◆ What is asked ◆
Can you set down, exactly as they appear below, the lines from the opening of the material through the one bearing "plt.rcParams['font.family'] = ['Liberation", minus the pictures?

◆ Available records ◆
::::::

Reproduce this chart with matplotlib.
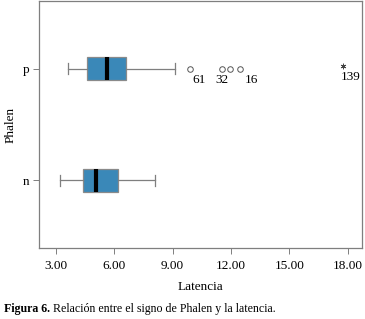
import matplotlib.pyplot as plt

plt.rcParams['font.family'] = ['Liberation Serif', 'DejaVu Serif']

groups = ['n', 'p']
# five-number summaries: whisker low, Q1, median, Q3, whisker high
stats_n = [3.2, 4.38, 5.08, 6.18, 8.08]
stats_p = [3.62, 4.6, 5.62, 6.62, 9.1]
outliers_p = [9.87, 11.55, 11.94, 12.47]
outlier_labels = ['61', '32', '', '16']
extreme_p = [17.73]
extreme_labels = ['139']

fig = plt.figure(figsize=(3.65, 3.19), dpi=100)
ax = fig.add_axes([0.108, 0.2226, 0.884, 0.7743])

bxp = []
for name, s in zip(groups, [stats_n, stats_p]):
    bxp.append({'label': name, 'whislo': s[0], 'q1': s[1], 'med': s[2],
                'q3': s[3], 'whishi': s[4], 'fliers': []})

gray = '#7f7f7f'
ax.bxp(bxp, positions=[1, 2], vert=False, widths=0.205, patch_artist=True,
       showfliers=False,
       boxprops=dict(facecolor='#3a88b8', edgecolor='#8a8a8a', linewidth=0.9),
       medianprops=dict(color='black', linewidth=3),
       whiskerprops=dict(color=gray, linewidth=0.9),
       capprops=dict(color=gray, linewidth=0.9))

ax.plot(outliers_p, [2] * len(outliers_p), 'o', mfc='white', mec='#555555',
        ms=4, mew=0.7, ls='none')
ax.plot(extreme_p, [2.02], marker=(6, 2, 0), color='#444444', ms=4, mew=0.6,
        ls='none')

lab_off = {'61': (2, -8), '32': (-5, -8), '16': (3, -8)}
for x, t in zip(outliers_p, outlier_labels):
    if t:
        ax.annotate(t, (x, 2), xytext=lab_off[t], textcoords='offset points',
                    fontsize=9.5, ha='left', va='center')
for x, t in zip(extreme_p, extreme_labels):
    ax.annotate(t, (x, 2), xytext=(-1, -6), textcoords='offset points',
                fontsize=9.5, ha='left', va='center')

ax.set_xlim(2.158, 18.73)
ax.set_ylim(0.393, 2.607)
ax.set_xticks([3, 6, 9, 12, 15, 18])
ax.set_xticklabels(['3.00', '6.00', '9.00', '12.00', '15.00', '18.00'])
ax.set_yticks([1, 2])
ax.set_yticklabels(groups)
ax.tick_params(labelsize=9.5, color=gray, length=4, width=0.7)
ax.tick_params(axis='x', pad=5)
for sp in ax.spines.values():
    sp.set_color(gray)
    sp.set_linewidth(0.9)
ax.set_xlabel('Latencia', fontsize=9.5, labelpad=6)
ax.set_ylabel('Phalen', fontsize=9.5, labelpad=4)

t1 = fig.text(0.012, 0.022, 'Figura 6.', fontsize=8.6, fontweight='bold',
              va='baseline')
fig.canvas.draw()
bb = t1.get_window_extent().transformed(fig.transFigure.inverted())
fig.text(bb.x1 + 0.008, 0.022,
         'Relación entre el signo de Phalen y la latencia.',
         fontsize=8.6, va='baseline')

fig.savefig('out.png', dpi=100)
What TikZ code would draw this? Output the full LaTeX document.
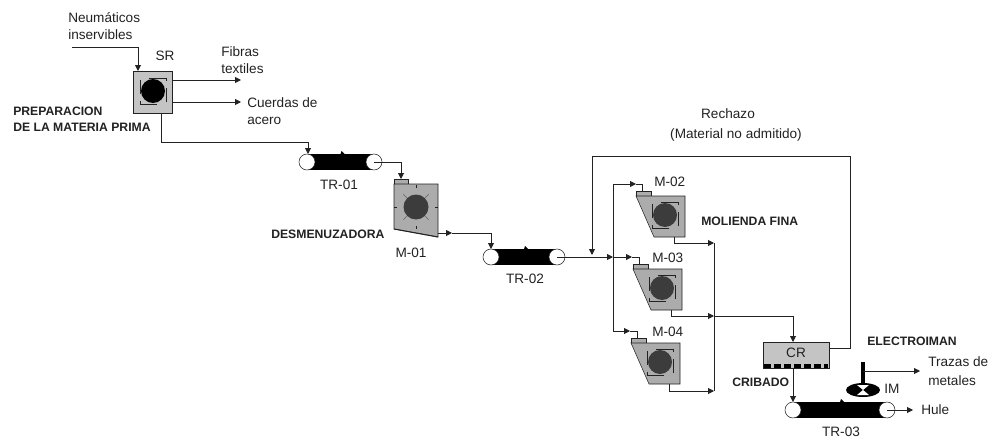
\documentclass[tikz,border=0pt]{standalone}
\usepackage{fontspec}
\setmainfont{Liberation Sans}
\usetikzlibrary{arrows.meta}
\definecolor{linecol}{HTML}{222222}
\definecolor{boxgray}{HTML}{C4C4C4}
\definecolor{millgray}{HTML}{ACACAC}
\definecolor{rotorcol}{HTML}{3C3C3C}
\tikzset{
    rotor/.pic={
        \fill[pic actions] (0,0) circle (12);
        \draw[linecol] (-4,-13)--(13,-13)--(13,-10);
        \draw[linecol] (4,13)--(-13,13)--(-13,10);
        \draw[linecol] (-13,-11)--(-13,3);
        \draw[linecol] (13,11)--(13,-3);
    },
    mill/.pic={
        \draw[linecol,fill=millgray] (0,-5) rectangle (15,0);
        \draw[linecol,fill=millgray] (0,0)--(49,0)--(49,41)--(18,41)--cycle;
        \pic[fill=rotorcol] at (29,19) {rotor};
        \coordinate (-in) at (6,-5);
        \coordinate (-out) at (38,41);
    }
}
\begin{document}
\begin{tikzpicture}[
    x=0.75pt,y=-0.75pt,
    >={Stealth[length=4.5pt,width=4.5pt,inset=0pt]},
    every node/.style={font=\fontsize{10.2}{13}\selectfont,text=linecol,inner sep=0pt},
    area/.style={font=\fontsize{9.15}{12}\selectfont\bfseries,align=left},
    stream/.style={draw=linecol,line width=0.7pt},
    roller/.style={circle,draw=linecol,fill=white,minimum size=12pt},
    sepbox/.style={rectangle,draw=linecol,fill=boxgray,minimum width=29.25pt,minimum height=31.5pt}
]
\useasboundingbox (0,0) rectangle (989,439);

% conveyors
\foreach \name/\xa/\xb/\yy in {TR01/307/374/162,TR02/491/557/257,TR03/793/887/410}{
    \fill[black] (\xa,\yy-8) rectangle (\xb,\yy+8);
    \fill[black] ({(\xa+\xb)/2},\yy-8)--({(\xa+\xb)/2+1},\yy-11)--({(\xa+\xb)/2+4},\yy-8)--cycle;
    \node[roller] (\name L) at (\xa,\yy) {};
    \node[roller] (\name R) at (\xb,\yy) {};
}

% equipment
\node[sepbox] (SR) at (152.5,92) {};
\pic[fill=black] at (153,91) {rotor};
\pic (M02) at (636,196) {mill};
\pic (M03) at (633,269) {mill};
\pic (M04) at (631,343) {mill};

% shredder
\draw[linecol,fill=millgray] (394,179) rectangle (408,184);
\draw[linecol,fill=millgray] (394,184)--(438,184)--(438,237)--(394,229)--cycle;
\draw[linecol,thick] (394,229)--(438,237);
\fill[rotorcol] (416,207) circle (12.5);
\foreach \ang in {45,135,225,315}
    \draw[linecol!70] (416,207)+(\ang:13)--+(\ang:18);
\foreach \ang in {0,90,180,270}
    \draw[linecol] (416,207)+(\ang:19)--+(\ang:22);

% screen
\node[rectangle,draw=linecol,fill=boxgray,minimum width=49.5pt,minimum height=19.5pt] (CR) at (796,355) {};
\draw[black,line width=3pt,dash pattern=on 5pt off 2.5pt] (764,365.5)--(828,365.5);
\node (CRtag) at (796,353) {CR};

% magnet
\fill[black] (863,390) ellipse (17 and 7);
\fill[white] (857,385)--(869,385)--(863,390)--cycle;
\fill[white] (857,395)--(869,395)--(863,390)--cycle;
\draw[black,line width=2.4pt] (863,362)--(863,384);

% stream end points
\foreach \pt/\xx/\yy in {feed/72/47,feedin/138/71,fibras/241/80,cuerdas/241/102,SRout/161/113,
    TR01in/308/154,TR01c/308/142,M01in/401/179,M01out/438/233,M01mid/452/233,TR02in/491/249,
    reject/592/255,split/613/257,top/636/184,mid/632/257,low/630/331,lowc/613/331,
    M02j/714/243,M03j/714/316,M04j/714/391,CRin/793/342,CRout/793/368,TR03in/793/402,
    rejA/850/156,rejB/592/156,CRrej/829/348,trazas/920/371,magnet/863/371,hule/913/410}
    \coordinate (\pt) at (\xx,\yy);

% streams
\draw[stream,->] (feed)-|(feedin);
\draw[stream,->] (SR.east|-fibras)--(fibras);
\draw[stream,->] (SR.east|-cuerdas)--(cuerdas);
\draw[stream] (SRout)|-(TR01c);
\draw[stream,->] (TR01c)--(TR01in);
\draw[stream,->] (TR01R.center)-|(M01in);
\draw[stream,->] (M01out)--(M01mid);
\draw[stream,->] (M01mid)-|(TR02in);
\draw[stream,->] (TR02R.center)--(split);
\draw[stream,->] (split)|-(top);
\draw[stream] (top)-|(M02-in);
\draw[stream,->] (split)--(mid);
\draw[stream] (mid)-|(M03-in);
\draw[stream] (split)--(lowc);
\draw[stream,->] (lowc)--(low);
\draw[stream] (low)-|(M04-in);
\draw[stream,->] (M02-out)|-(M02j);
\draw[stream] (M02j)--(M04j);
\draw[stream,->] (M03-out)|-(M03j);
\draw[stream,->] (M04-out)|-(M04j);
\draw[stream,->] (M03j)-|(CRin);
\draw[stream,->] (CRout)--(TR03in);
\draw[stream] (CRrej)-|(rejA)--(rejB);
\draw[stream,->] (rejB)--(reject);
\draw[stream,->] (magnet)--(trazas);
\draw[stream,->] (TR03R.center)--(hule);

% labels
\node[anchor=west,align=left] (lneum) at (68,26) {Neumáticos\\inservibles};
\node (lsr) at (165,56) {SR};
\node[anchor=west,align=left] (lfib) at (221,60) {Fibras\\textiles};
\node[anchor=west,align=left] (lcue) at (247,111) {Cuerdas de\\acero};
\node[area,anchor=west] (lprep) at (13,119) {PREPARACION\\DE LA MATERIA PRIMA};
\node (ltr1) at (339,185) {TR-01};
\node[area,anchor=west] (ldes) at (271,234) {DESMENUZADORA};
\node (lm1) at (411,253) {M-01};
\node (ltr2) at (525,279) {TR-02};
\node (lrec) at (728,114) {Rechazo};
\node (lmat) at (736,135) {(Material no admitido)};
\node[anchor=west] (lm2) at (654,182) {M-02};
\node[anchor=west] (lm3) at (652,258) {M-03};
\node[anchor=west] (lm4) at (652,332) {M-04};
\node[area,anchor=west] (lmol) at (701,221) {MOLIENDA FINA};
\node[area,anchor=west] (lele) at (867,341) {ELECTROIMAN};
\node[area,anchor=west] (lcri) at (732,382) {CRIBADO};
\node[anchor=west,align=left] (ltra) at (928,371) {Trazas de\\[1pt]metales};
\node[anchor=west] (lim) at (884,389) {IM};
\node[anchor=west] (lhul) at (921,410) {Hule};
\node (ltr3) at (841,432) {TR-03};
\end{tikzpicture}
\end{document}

::::::

◆ The completed task ◆
Reproduce this chart with matplotlib.
import matplotlib.pyplot as plt

plt.rcParams['font.family'] = ['Liberation Serif', 'DejaVu Serif']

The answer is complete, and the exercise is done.